Bridging the gap between human intent and robotic control using eye tracking.

The Engineering Deep Dive

Part of my thesis research addressed the problem in eye tracking, where the difficulty of distinguishing between a user simply looking at an object and a user intending to interact with it. Using a Gazepoint GP3 Eye Tracker, I captured raw gaze vectors and processed them in real-time using a custom Python/Matlab pipeline. I developed a shape vector analysis model that looked at the velocity, acceleration, and fixation stability of the eye. By identifying specific intent patterns, such as, a specific dwell time combined with saccade time the system could trigger commands on a NAO humanoid robot or computer. This allowed users with limited mobility to control a NAO robot using only their eyes, effectively turning gaze into a input device.

The Technical Post Mortem

My research focused on the problem of communicating intent from a non standard input. I built a pipeline that calculated shape vectors of a gaze to distinguish intent from observation.
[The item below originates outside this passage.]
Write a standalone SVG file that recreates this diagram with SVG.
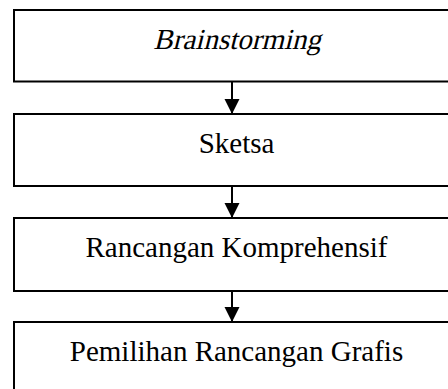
<svg xmlns="http://www.w3.org/2000/svg" width="448" height="389" viewBox="0 0 448 389">
<style>
.box{fill:#fff;stroke:#000;stroke-width:2}
.t{font-family:"Liberation Serif","Times New Roman",serif;font-size:29px;fill:#000;text-anchor:middle}
.conn line{stroke:#000;stroke-width:2}
</style>
<defs>
<marker id="ah" markerUnits="userSpaceOnUse" markerWidth="16" markerHeight="17" refX="15" refY="7.5" orient="auto">
<path d="M0,0 L15,7.5 L0,15 Z" fill="#000"/>
</marker>
</defs>
<rect x="0" y="0" width="448" height="389" fill="#fff"/>
<g id="n1"><rect class="box" x="14" y="10" width="440" height="71.5"/><text class="t" transform="translate(237,48.5) skewX(-14)" x="0" y="0">Brainstorming</text></g>
<g id="n2"><rect class="box" x="14" y="114" width="440" height="72"/><text class="t" x="236.5" y="153">Sketsa</text></g>
<g id="n3"><rect class="box" x="14" y="218" width="440" height="73"/><text class="t" x="236.5" y="257">Rancangan Komprehensif</text></g>
<g id="n4"><rect class="box" x="14" y="322" width="440" height="80"/><text class="t" x="236.5" y="361">Pemilihan Rancangan Grafis</text></g>
<g class="conn">
<line x1="232" y1="82" x2="232" y2="114" marker-end="url(#ah)"/>
<line x1="232" y1="186" x2="232" y2="218" marker-end="url(#ah)"/>
<line x1="232" y1="291" x2="232" y2="322" marker-end="url(#ah)"/>
</g>
</svg>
I developed a custom API to bridge this model with the NAO humanoid robot, allowing mobility limited users to communicate via gaze gestures.

Engineering Constraints

Solving for the 'Impossible' means navigating rigid physical and computational limits:

  • Distinguishing involuntary eye movements (saccades) from active user intent.
  • Real time serialization of intent to control NAO robot or computer.
  • Normalizing data across varying ambient light and pupil conditions.